As Chilean writer, Marco Anotonio de la Parra explained to the Guardian newspaper with the angry protests as a backdrop, “Over the past decade, the Chilean state has lost touch with these problems. The places that have been targeted tonight are deeply symbolic: transport and energy represent the success of the state and the model it upholds.”
Although western security forces often meet protests with displays of overwhelming force, in poorer countries like Chile, police riots targeting activists are often extreme in their violence. Such has also been the case in Haiti over time, up to and including the current unrest rocking the country as citizens demand the current president, Jovenel Moise, widely seen as corrupt and enriching himself while bowing to the wishes of foreign powers and multilateral institutions like the IMF, leave office.
As Cecile Accilien, of the Institute of Haitian Studies at the University of Kansas recently explained, “We’re ruled by far more powerful countries, the 1 percent, the NGOs — everyone’s playing a game, but most of us don’t know what the rules are or who the players are, but we know this: Everyone is playing Haiti.”
Interestingly, one of the sparks that lit the Haitian protests was that the president and top ministers in his government are accused of either misusing orstealing funds loaned to the country by Venezuela’s oil-rich but embattled government, which they have since denounced, since 2008.
The situation in Haiti is tragic for a myriad of reasons, is the authority given to what’s called the Core Group comprised of foreign ambassadors from Canada, the United States and others for what was supposed to be a limited amount of time after the ouster of former president Jean Bertrand Aristide in 2004.
It isn’t only in the Western hemisphere that ordinary citizens are rising. As we might expect after years of coups, war and stagnation in the Middle East, especially in Egypt, Iraq and, most recently, in Lebanon, there have been large protests in this part of the world that have cut across traditional sectarian lines, an important fact that can’t be emphasized enough.
Lebanon especially has had a difficult time with these issues for many years, going so far when the country achieved independence in 1943 to create a system of governance that ensures Sunni, Shia and Christian communities have somewhat equal representation in the country’s parliament.
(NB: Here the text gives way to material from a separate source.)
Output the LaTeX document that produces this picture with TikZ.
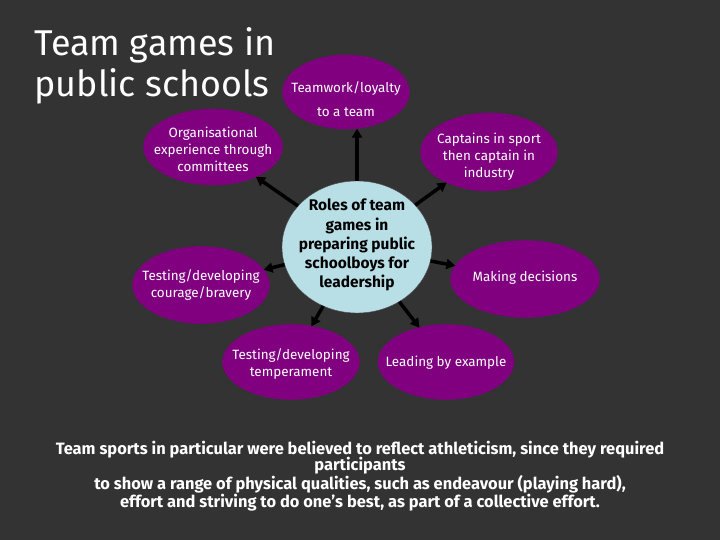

Nonetheless, it appears that austerity policies and inequality have brought ordinary citizens from all of the country’s communities together in recent waves of protest that began last Thursday and so far have not been met with violence by security forces.
While the government tried to solve the problem by passing a modest reform package in the country’s parliament on Monday of this week, it doesn’t appear that the protests involving all of the countries communities will end anytime soon, with Maya Mhana, a teacher interviewed by Reuters who is involved with the protests saying after President Saad Hariri announced the measures in a televised speech, “We are remaining in the streets, we don’t believe a single word he said.”
This is just a small overview of the many countries seeing unrest in this ongoing season of protests but should give some idea of the scope of frustration ordinary citizens are feeling around the world, whether they take to the streets to combat climate change or austerity. While these issues could be seen as very different, they are also linked in many places, such as in places where indigenous people are trying to protect their traditional lands from the exploitation of greedy interests.
Solving the climate crisis with ambitious policy programs like Green New Deals that also focus on moving away from the free-market fundamentalism that has ruled the world for 50 years might help to alleviate some of the suffering caused by the austerity that is breaking the backs of working people in rich and poor countries alike.